Rhode has competed on six U.S. Olympic teams, winning six Olympic medals in the process. Fencer Janice-Lee Romary is the only other American woman to have competed in six Games, a range that spanned from 1948 to 1968. She died in 2007.

Rhode, meanwhile, is very much still competing — something she doesn’t expect to change any time soon.

Rhode quickly dug into the annals of her history knowledge to cite Oscar Swahn, a Swede who won a silver medal in the team double shot running deer event at the Antwerp 1920 Games — at age 72 — to become the oldest Olympic medalist ever.

Kim Rhode shoots in a training session prior to the start of the Rio 2016 Olympic Games at the Olympic Shooting Centre on Aug. 4, 2016 in Rio de Janeiro.

“When I look at him and look at my own career, it’s nothing to keep marching ahead,” said Rhode, who’s a neophyte at 37 compared to Swahn’s feat. “I could have at least eight or nine more Olympics in me. I honestly don’t see an end in sight for me.”

Rhode doesn’t just make it to the Olympic Games, she thrives on the world’s biggest stage. And it hasn’t always been as a skeet shooter.

She won her first three Olympic medals while competing in double trap — gold in 1996 and 2004, bronze in 2000 — before winning three skeet medals when women’s double trap was dropped from the program: silver in 2008, gold in 2012 and bronze in 2016. In the process, Rhode became the first person to win Olympic medals on five separate continents and the first woman to medal at six consecutive Games.

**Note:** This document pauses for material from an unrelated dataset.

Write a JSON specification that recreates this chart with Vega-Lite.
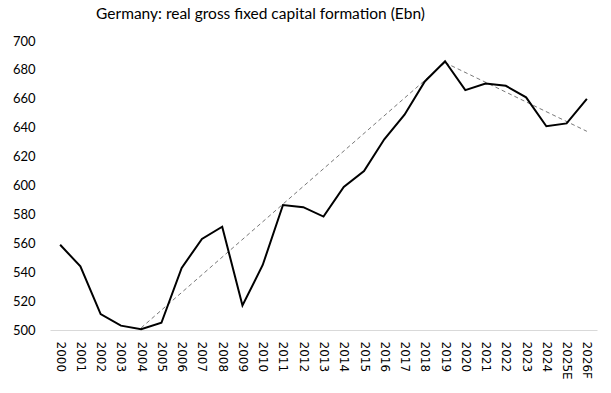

Things have changed in the sport of shooting, and Rhode evolved as well.

“When you talk about change, in Atlanta I was the youngest person on the team and the youngest to medal in the 1996 Olympics,” Rhode said. “When I started, it was me and a couple other people considerably older. Now I’m one of the older people.”

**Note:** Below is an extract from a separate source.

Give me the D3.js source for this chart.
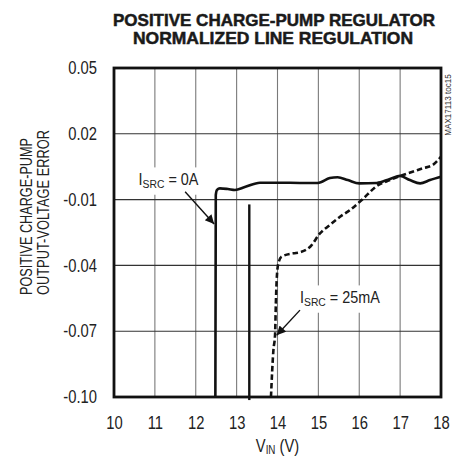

The fundamentals of her Olympic journey, however, remain intact. “To be any type of Olympian you have to have that passion, and you have to love what you do to truly be successful,” she said. “I think shooting has to do with hand-eye coordination, and a lot of it comes to practice and trying to be prepared as much as you can.”

She said the sport has grown to encompass all different walks of life. Whether it’s gender, size, age or even disability, she feels just about everyone is “on an equal playing field.”

“That’s one of the beautiful things about this sport. You can go out on the range and see kids, people in wheelchairs, and you see jocks,” Rhode said.

Like so many athletes who take up the sport, Rhode learned through family outings of shooting and hunting. Guns and shooting have been passed down through several generations in her family, and Rhode can tell the story of a great, great grandfather as if she witnessed history in the Old West.

George Rhode was born in Germany, and Kim said he fought in the Franco-Prussian War prior to moving to the United States, where he joined the U.S. Cavalry and was one of 25 men handpicked to fight with Lieut. Col. George Custer at the Battle of Little Bighorn.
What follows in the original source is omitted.